A map is an unordered group of elements of one type, called the element type, indexed by a set of unique keys of another type, called the key type.

Actually, the specs do spell it out, but in the For statement section:

The iteration order over maps is not specified and is not guaranteed to be the same from one iteration to the next.

  • If map entries that have not yet been reached are deleted during iteration, the corresponding iteration values will not be produced.
  • If map entries are inserted during iteration, the behavior is implementation-dependent, but the iteration values for each entry will be produced at most once.
  • If the map is nil, the number of iterations is 0.

This has been introduced by code review 5285042 in October 2011:

runtime: random offset for map iteration


The go-nuts thread points out:

The reason that "it's there to stop people doing bad stuff" seemed particularly weak.
Avoiding malicious hash collisions makes a lot more sense.
Further the pointer to the code makes it possible in development to revert that behaviour in the case that there is an intermittent bug that's difficult to work through.

To which Patrick Mylund Nielsen replies:

Dan's note was actually the main argument why Python devs were reluctant to adopt hash IV randomization--it broke their unit tests! PHP ultimately chose not to do it at all, and instead limited the size of the http.Request header, and Oracle and others didn't think it was a language problem at all.
Perl saw the problem and applied a fix similar to Go's which was included in Perl 5.8.1 in 2003.
I might be wrong, but I think they were the only ones to actually care then when this paper was presented: "Denial of Service via Algorithmic Complexity Attacks", attacking hash tables.

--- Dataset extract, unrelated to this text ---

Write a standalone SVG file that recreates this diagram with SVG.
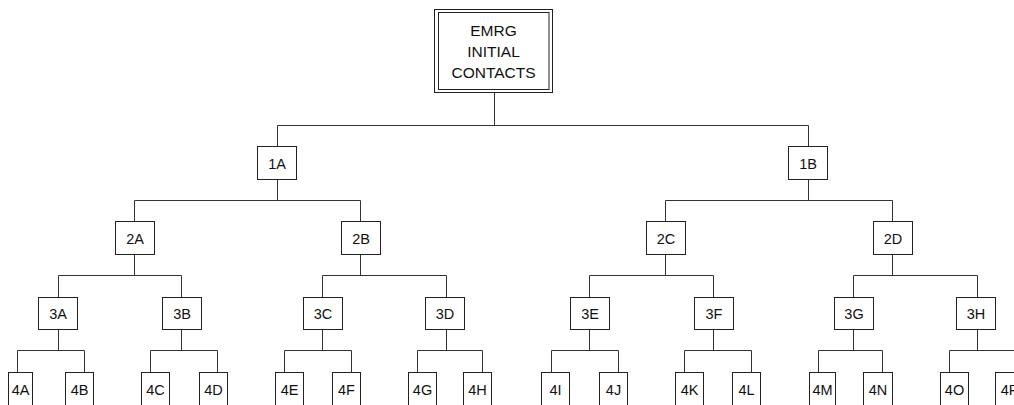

(Worst-case hash table collisions)

For others, this, which became very popular about a year ago, was a good motivator:
"28c3: Effective Denial of Service attacks against web application platforms (YouTube video, December 2011)", which shows how a common flaw in the implementation of most of the popular web programming languages and platforms (including PHP, ASP.NET, Java, etc.) can be (ab)used to force web application servers to use 99% of CPU for several minutes to hours for a single HTTP request.
This attack is mostly independent of the underlying web application and just relies on a common fact of how web application servers typically work..